We have taken advantage of this mechanism to provide the core FFIDB.getPinnableSlice()
method in our Panama-based API. The rest of our prototype get()
API, duplicating the existing JNI-based API, is then a Pure Java library on top of FFIDB.getPinnableSlice()
and FFIPinnableSlice.reset()
.
The common standard for foreign memory opens up the possibility of efficient interoperation between RocksDB and Java clients (e.g. Kafka). We think that this is really the key to higher performing, more integrated Java-based systems:
- This could result in data never being copied into Java memory, or a significant reduction in copies, as native
MemorySegment
s are handed off between co-operating Java clients of fundamentally native APIs. This extra potential performance can be extremely useful when 2 or more clients are interoperating; we still need to provide a simplest possible API wrapping these calls (like our prototypeget()
), which operates at a similar level to the current Java API. - Some thought should be applied to how this architecture would interact with the cache layer(s) in RocksDB, and whether it can be accommodated within the present RocksDB architecture.

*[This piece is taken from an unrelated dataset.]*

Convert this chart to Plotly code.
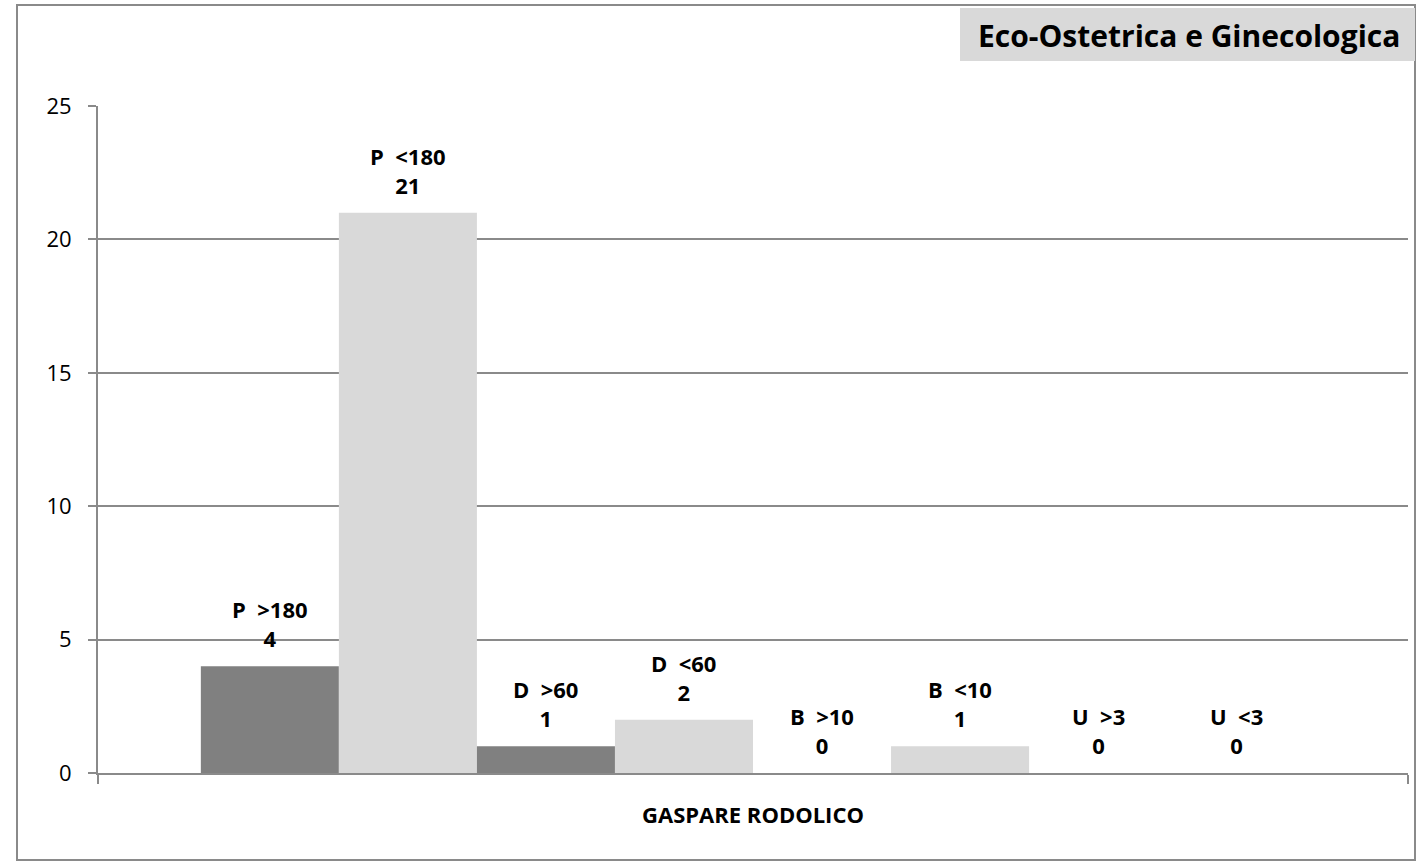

How long can 3rd-party applications pin pages in the RocksDB cache without disrupting RocksDB normal behaviour (e.g. compaction) ?
Summary
- Panama/FFI (in Preview) is a highly capable technology for (re)building the RocksDB Java API, although the supported language level of RocksDB and the planned release schedule for Panama mean that it could not replace JNI in production for some time to come.
- Panama/FFI would seem to offer comparable performance to JNI; there is no strong performance argument for a re-implementation of a standalone RocksDB Java API. But the opportunity to provide a natural pinnable slice-based API gives a lot of flexibility; not least because an efficient API could be built mostly in Java with only a small underlying layer implementing the pinnable slice interface.
- Panama/FFI can remove some boilerplate (native method declarations) and allow Java programs to access
C
libraries without stub code, but calling aC++
-based library still requiresC
stubs; a possible approach would be to use the RocksDBC
API as the basis for a rebuilt Java API. This would allow us to remove all the existing JNI boilerplate, and concentrate support effort on theC
API. An alternative approach would be to build a robust API based on Reference Counting, but using FFI. - Panama/FFI really shines as a foreign memory standard for a Java API that can allow efficient interoperation between RocksDB Java clients and other (Java and native) components of a system. Foreign Memory gives us a model for how to efficiently return data from RocksDB; as pinnable slices with their contents presented in
MemorySegment
s. If we focus on designing an API for native interoperability we think this can be highly productive in opening RocksDB to new uses and opportunities in future.
Appendix
Code and Data
The Experimental Pull Request contains the source code implemented, together with further data plots and the source CSV files for all data plots.
Running
This is an example run; the jmh parameters (after -p
) can be changed to measure performance with varying key counts, and key and value sizes.
java --enable-preview --enable-native-access=ALL-UNNAMED -jar target/rocksdbjni-jmh-1.0-SNAPSHOT-benchmarks.jar -p keyCount=100000 -p keySize=128 -p valueSize=4096,65536 -p columnFamilyTestType="no_column_family" -rf csv org.rocksdb.jmh.GetBenchmarks -wi 1 -to 1m -i 1
Processing
Use q
to select the csv output for analysis and graphing.
- Note that we edited the column headings for easier processing
q "select Benchmark,Score,Error from ./plot/jmh-result.csv where keyCount=100000 and valueSize=65536" -d, -H -C readwrite
Java 19 installation
We followed the instructions to install Azul. Then select the correct instance of java locally:
sudo update-alternatives --config java
sudo update-alternatives --config javac
And set JAVA_HOME
appropriately. In my case, sudo update-alternatives --config java
listed a few JVMs thus:
0 /usr/lib/jvm/bellsoft-java8-full-amd64/bin/java 20803123 auto mode
1 /usr/lib/jvm/bellsoft-java8-full-amd64/bin/java 20803123 manual mode
2 /usr/lib/jvm/java-11-openjdk-amd64/bin/java 1111 manual mode
* 3 /usr/lib/jvm/zulu19/bin/java 2193001 manual mode
For our environment, we set this:
export JAVA_HOME=/usr/lib/jvm/zulu19
The default version of Maven avaiable on the Ubuntu package repositories (3.6.3) is incompatible with Java 19. You will need to install a later Maven, and use it. I used 3.8.7
successfully.
Java 20, 21, 22 and subsequent versions
The FFI version we used was a preview in Java 19, and the interface has changed through to Java 22, where it has been finalized. Future work with this prototype will need to update the code to use the changed interface.